Des résistances existent en France et ne se limitent pas à une opposition gaullo-communiste hostile à la IVe République et à sa politique étrangère euro-atlantiste. La France peine à abandonner la relative équidistance entre Moscou et Washington qu’elle entretient au lendemain de la guerre. Cette prudence se retrouve chez le président de la République Vincent Auriol, les généraux Pierre Koenig, Jean de Lattre de Tassigny et même Robert Schuman ainsi que parmi plusieurs dirigeants de son mouvement centriste, le MRP (mouvement républicain populaire), qui considèrent que la France fait preuve de suivisme vis-à-vis des Américains. Au fond, c’est de Gaulle lui-même qui exprime le mieux dans ses Mémoires de guerre l’état d’esprit qui prévaut pour Paris dans la deuxième moitié des années 1940. Il livre ainsi un témoignage ambivalent de sa rencontre avec le président Harry Truman fin août 1945 identifiant un impérialisme américain rampant puisque ce dernier aurait estimé que « devant la menace, le monde libre n’avait rien de mieux à faire, ni rien d’autre, que d’adopter le “leadership” de Washington ». Cette considération est à comprendre au prisme de sa date d’écriture, plus de dix ans après l’entretien puisque le tome concerné (n°3, Le Salut) est publié en 1959, soit au moment où le Général entre à nouveau en responsabilité à la tête de l’État pour appliquer ses propres orientations. Enfin, dans le paragraphe qui suit la relation de son entrevue, il témoigne d’une certaine admiration pour la rapide reprise d’activité aux Etats-Unis en cette fin de guerre et donc d’une certaine logique à suivre nos amis d’outre-Atlantique.

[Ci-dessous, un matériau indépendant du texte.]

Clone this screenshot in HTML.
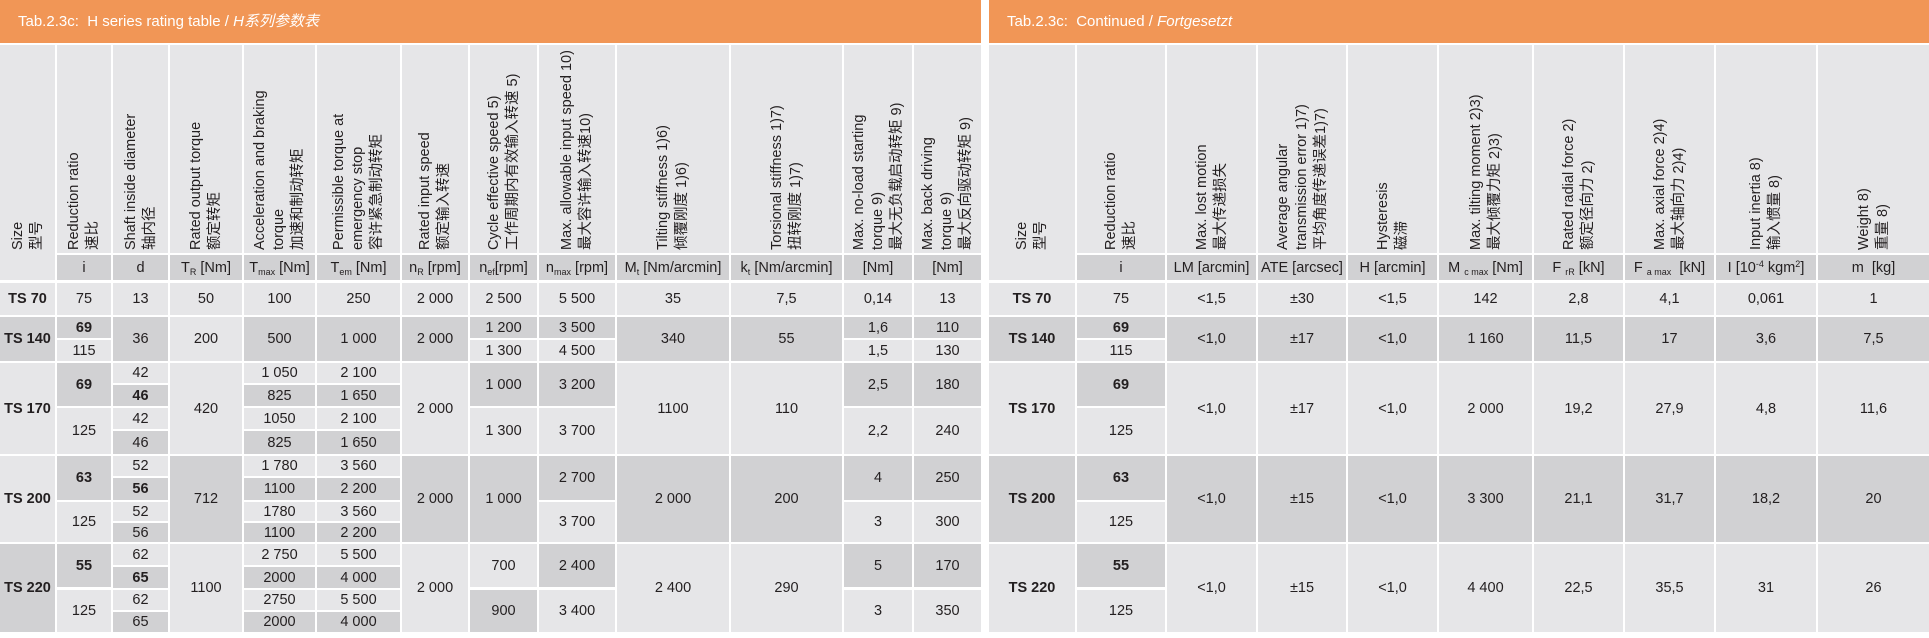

Toutefois, l’atlantisme réticent n’est pas une caractéristique proprement française et considérer l’OTAN comme une coalition d’américanistes béats est une erreur. Par exemple, dans l’ouvrage qu’il a publié en 2023 sur la défense des entrées de la mer Baltique lors de la guerre froide, Peter Bogason décrit un Danemark qui entre dans l’Alliance atlantique par contrainte en raison de ses capacités de défense quasi inexistantes. Ce pays a tenté, dans un premier temps, de revenir à sa neutralité pré-Seconde guerre mondiale par une tentative d’alliance avec les Norvégiens et les Suédois en 1948-1949 avant de devoir se résoudre à être partie prenante du traité de Washington. Mais, malgré les vives menaces qui pèsent, les débats y sont très vifs dans les années 1950 sur la simple mise en place d’entrepôts de l’OTAN. Surtout, hormis la base de Thulé au Groenland où les Américains sont installés depuis 1941, il faut attendre l’invasion de l’Ukraine pour qu’y soit autorisé le déploiement permanent de faibles forces américaines et que le Danemark rejoigne la politique européenne de sécurité et de défense commune. L’attachement à la souveraineté dans ces domaines est l’une des raisons de la négociation de dispositions spécifiques pour que le pays approuve le traité de Maastricht en 1992. De même, la Suède neutre refuse jusqu’à la guerre en Ukraine l’intégration dans l’Alliance mais entretient un dialogue stratégique avec ses pays membres avant de prendre plus de distance dans les années 1980 au moment où s’exprime un discours proche des non-alignés, notamment chez Olof Palme. On le voit, dès ses débuts à Paris comme ailleurs en Europe, l’OTAN est vécu comme une nécessité et son caractère idéologique n’est pas un absolutisme mais l’adhésion à des valeurs démocratiques communes à défendre d’où l’importance des organes intégrés de coopération politique que sont le conseil de l’Atlantique Nord et l’assemblée parlementaire.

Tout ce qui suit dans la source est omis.